Повесть о боярыне Морозовой. С. 130–131.

Услышав такие слова, Анна Михайловна Вельяминова «яко от грома ужасошася» и пришла в немалое изумление от мужества и убежденности боярыни Морозовой. Однако было бы совершенно неправильно путать эту убежденность и искреннюю, глубокую веру и верность традициям благочестивых предков с религиозным фанатизмом. Как справедливо отмечал академик А. М. Панченко, «Морозова очень любила своего Ивана. Чувствуя, что терпению царя приходит конец, что беда у порога, она спешила женить сына и советовалась с духовным отцом насчет невесты: «Где мне взять — из добрыя ли породы или из обышныя. Которыя породою полутче девицы, те похуже, а те девицы лутче, которыя породою похуже». Эта цитата дает наглядное представление о Морозовой.
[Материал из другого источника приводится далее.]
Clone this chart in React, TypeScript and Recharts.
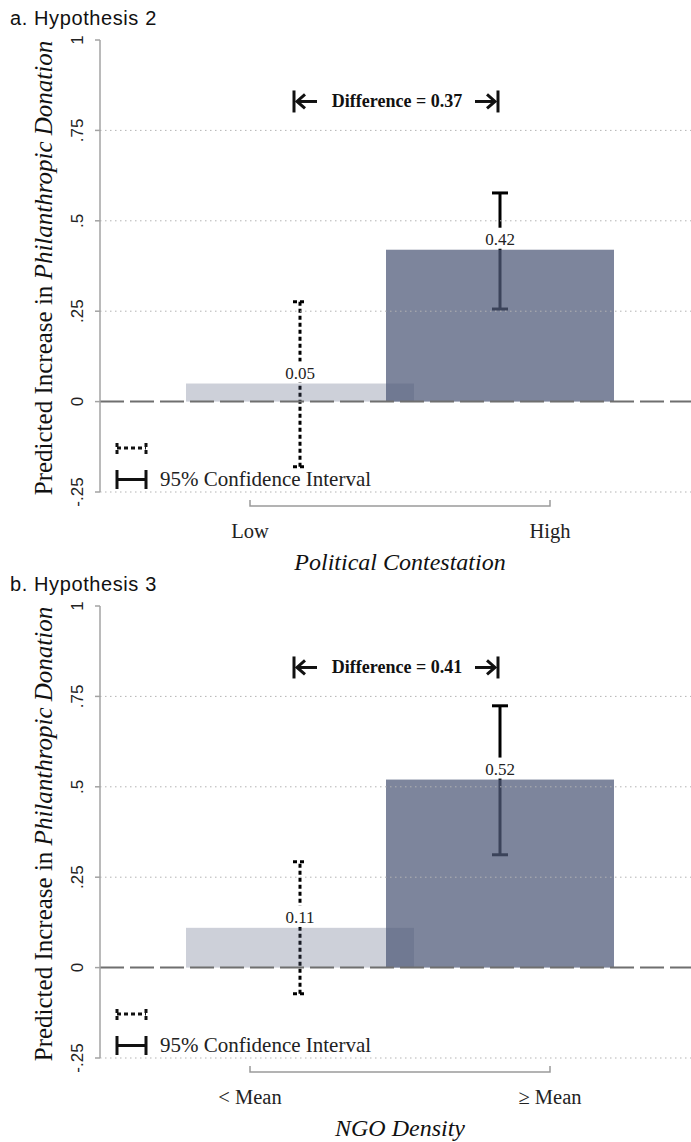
import React from "react";
import {
  ComposedChart,
  Bar,
  Cell,
  Scatter,
  ErrorBar,
  XAxis,
  YAxis,
  ReferenceLine,
  LabelList,
} from "recharts";

// panel a: Hypothesis 2 / panel b: Hypothesis 3
const panelTitles = ["a. Hypothesis 2", "b. Hypothesis 3"];
const xTitles = ["Political Contestation", "NGO Density"];
const categoriesA = ["Low", "High"];
const categoriesB = ["< Mean", "≥ Mean"];
const valuesA = [0.05, 0.42];
const lowerA = [-0.18, 0.256];
const upperA = [0.276, 0.577];
const valuesB = [0.11, 0.52];
const lowerB = [-0.072, 0.312];
const upperB = [0.293, 0.724];
const differences = [0.37, 0.41];

const barPositions = [1, 2];
const tickPositions = [0.75, 2.25];
const yTicks = [-0.25, 0, 0.25, 0.5, 0.75, 1];
const gridValues = [-0.25, 0.25, 0.5, 0.75];
const annotationY = 0.83;

const SERIF = '"Liberation Serif", "Times New Roman", serif';
const SANS = '"Liberation Sans", Arial, sans-serif';
const BAR_COLOR = "#505a7a";
const barOpacity = [0.285, 0.74];
const AXIS_GRAY = "#a3a3a3";

const W = 691;
const H = 576;

const fmtTick = (v: number) => (v === 0 ? "0" : v === 1 ? "1" : String(v).replace("0.", "."));

const YTick = (props: any) => {
  const { x, y, payload } = props;
  return (
    <text
      x={x}
      y={y}
      transform={`rotate(-90 ${x} ${y})`}
      textAnchor="middle"
      fontFamily={SANS}
      fontSize={17}
      fill="#222"
    >
      {fmtTick(payload.value)}
    </text>
  );
};

const XTick = (props: any) => {
  const { x, y, payload, labels } = props;
  const i = tickPositions.indexOf(payload.value);
  return (
    <text x={x} y={y + 46} textAnchor="middle" fontFamily={SERIF} fontSize={20.5} fill="#222">
      {labels[i]}
    </text>
  );
};

const WideBar = (props: any) => {
  const { x, y, width, height, index } = props;
  const cx = x + width / 2;
  return (
    <rect
      x={cx - 114}
      y={y}
      width={228}
      height={height}
      fill={BAR_COLOR}
      fillOpacity={barOpacity[index] ?? 0.7}
    />
  );
};

const ValueLabel = (props: any) => {
  const { x, y, width, value } = props;
  const cx = x + width / 2;
  return (
    <g>
      <rect x={cx - 18} y={y - 22} width={36} height={21} fill="#fff" />
      <text x={cx} y={y - 5} textAnchor="middle" fontFamily={SERIF} fontSize={17} fill="#222">
        {Number(value).toFixed(2)}
      </text>
    </g>
  );
};

function Panel({ idx, cats, values, lower, upper }: any) {
  const rows = values.map((v: number, i: number) => ({
    pos: barPositions[i],
    value: v,
    err: [v - lower[i], upper[i] - v],
  }));

  const diffShape = (p: any) => {
    const xl = p.x1 - 6;
    const xr = p.x2 - 2;
    const y = p.y1;
    return (
      <g stroke="#111" strokeWidth={3} fill="none">
        <line x1={xl} y1={y - 11} x2={xl} y2={y + 11} />
        <line x1={xl + 3} y1={y} x2={xl + 23} y2={y} />
        <polyline points={`${xl + 11},${y - 7} ${xl + 3},${y} ${xl + 11},${y + 7}`} />
        <line x1={xr} y1={y - 11} x2={xr} y2={y + 11} />
        <line x1={xr - 23} y1={y} x2={xr - 3} y2={y} />
        <polyline points={`${xr - 11},${y - 7} ${xr - 3},${y} ${xr - 11},${y + 7}`} />
        <text
          x={(xl + xr) / 2 + 1}
          y={y + 6}
          textAnchor="middle"
          fontFamily={SERIF}
          fontWeight="bold"
          fontSize={18}
          fill="#111"
          stroke="none"
        >
          {`Difference = ${differences[idx].toFixed(2)}`}
        </text>
      </g>
    );
  };

  const bracketShape = (p: any) => {
    const y = p.y1;
    return (
      <g>
        <path
          d={`M${p.x1},${y + 8} V${y + 14} H${p.x2} V${y + 8}`}
          stroke="#9a9a9a"
          strokeWidth={1.5}
          fill="none"
        />
        <text
          x={(p.x1 + p.x2) / 2}
          y={y + 78}
          textAnchor="middle"
          fontFamily={SERIF}
          fontStyle="italic"
          fontSize={24}
          fill="#111"
        >
          {xTitles[idx]}
        </text>
      </g>
    );
  };

  const yTitle = (p: any) => {
    const vb = p.viewBox || { x: 0, y: 40, width: 100, height: 452 };
    const cx = vb.x + 52;
    const cy = vb.y + vb.height / 2 + 2;
    return (
      <text
        x={cx}
        y={cy}
        transform={`rotate(-90 ${cx} ${cy})`}
        textAnchor="middle"
        fontFamily={SERIF}
        fontSize={25}
        fill="#111"
      >
        Predicted Increase in <tspan fontStyle="italic">Philanthropic Donation</tspan>
      </text>
    );
  };

  return (
    <div style={{ position: "absolute", left: 0, top: idx * 566, width: W, height: H }}>
      <ComposedChart
        width={W}
        height={H}
        data={rows}
        margin={{ top: 40, right: 0, bottom: 0, left: 0 }}
        style={{ fontFamily: SERIF }}
      >
        <XAxis
          type="number"
          dataKey="pos"
          domain={[0, 2.955]}
          allowDataOverflow
          ticks={tickPositions}
          interval={0}
          axisLine={false}
          tickLine={false}
          tickSize={0}
          tickMargin={0}
          height={84}
          tick={<XTick labels={cats} />}
        />
        <YAxis
          type="number"
          domain={[-0.25, 1]}
          allowDataOverflow
          ticks={yTicks}
          interval={0}
          width={100}
          tickSize={5}
          tickMargin={12}
          axisLine={{ stroke: AXIS_GRAY, strokeWidth: 1.5 }}
          tickLine={{ stroke: AXIS_GRAY, strokeWidth: 1.5 }}
          tick={<YTick />}
          label={{ content: yTitle }}
        />
        {gridValues.map((v) => (
          <ReferenceLine key={v} y={v} stroke="#b3b3b3" strokeDasharray="1.5 3.5" strokeWidth={1} />
        ))}
        <Scatter data={[rows[0]]} dataKey="value" shape={() => <g />} isAnimationActive={false} zIndex={250}>
          <ErrorBar
            dataKey="err"
            direction="y"
            width={7}
            stroke="#000"
            strokeWidth={3}
            strokeDasharray="4 3"
            isAnimationActive={false}
            zIndex={250}
          />
        </Scatter>
        <Scatter data={[rows[1]]} dataKey="value" shape={() => <g />} isAnimationActive={false} zIndex={250}>
          <ErrorBar
            dataKey="err"
            direction="y"
            width={8}
            stroke="#000"
            strokeWidth={3}
            isAnimationActive={false}
            zIndex={250}
          />
        </Scatter>
        <Bar dataKey="value" barSize={200} shape={<WideBar />} isAnimationActive={false}>
          {rows.map((_: any, i: number) => (
            <Cell key={i} fill={BAR_COLOR} fillOpacity={barOpacity[i]} />
          ))}
          <LabelList dataKey="value" content={<ValueLabel />} />
        </Bar>
        <ReferenceLine y={0} stroke="#6f6f6f" strokeWidth={2} strokeDasharray="24 6" />
        <ReferenceLine
          segment={[
            { x: barPositions[0], y: annotationY },
            { x: barPositions[1], y: annotationY },
          ]}
          ifOverflow="visible"
          shape={diffShape}
        />
        <ReferenceLine
          segment={[
            { x: tickPositions[0], y: -0.25 },
            { x: tickPositions[1], y: -0.25 },
          ]}
          ifOverflow="visible"
          shape={bracketShape}
        />
      </ComposedChart>
      <svg
        width={W}
        height={H}
        style={{ position: "absolute", left: 0, top: 0, pointerEvents: "none" }}
      >
        <text x={10} y={25} fontFamily={SANS} fontSize={20} letterSpacing={0.6} fill="#111">
          {panelTitles[idx]}
        </text>
        <g stroke="#111" strokeWidth={3} fill="none">
          <line x1={117} y1={443} x2={117} y2={455} strokeDasharray="4 3" />
          <line x1={146} y1={443} x2={146} y2={455} strokeDasharray="4 3" />
          <line x1={117} y1={448} x2={146} y2={448} strokeDasharray="4 3" />
          <line x1={117} y1={470} x2={117} y2={489} />
          <line x1={146} y1={470} x2={146} y2={489} />
          <line x1={117} y1={479.5} x2={146} y2={479.5} />
        </g>
        <text x={160} y={486} fontFamily={SERIF} fontSize={21} fill="#222">
          95% Confidence Interval
        </text>
      </svg>
    </div>
  );
}

export default function App() {
  return (
    <div
      style={{
        position: "absolute",
        left: 0,
        top: 0,
        width: W,
        height: 1142,
        overflow: "hidden",
        background: "#fff",
      }}
    >
      <Panel idx={0} cats={categoriesA} values={valuesA} lower={lowerA} upper={upperA} />
      <Panel idx={1} cats={categoriesB} values={valuesB} lower={lowerB} upper={upperB} />
    </div>
  );
}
Ее письма — женские письма. Мы не найдем в них рассуждений о вере, зато найдем жалобы на тех, кто смеет «абманывать» боярыню, найдем просьбы не слушать тех, кто ее обносит перед протопопом: «Што х тебе ни пишить, то все лошь». Та, что диктовала, а иногда своей рукой писала эти «грамотки», — не мрачная фанатичка, а хозяйка и мать, занятая сыном и домашними делами» [242] .

242

Панченко А. М. Я эмигрировал в Древнюю Русь… С. 67.

Вместе с тем далеко не все родственники Морозовой с таким энтузиазмом приняли никоновские «новины», как Ртищевы. Старшие ее братья Феодор и Алексей Соковнины продолжали придерживаться старой веры. Но более всего Морозова молилась Богу о том, чтобы Он даровал такую же любовь ко Христу и попечение о своей душе ее любимой младшей сестре княгини Евдокии. «Словесы же наказоваше ю (ее. — К. К.) с любовию намнозе и увеща ю, еже предатися в повиновение матери Мелании. Она же зело радостне и с великим усердием умоли матерь, еже бо попеклася о спасении души ея. Мати же надолзе отрицашеся, но обаче княгиня многими слезами возможе, и бысть послушница изрядна. И не точию во едином послушании, но и во всех добродетельных нравах ревноваше старейшей сестре своей Феодосии, и тщашеся во всем уподобится ей: постом и молитвами, и к юзником посещением. И тако уподобися ей, яко бы рещи: «Во двою телесех едина душа»!» [243] .

243

Повесть о боярыне Морозовой. С. 131.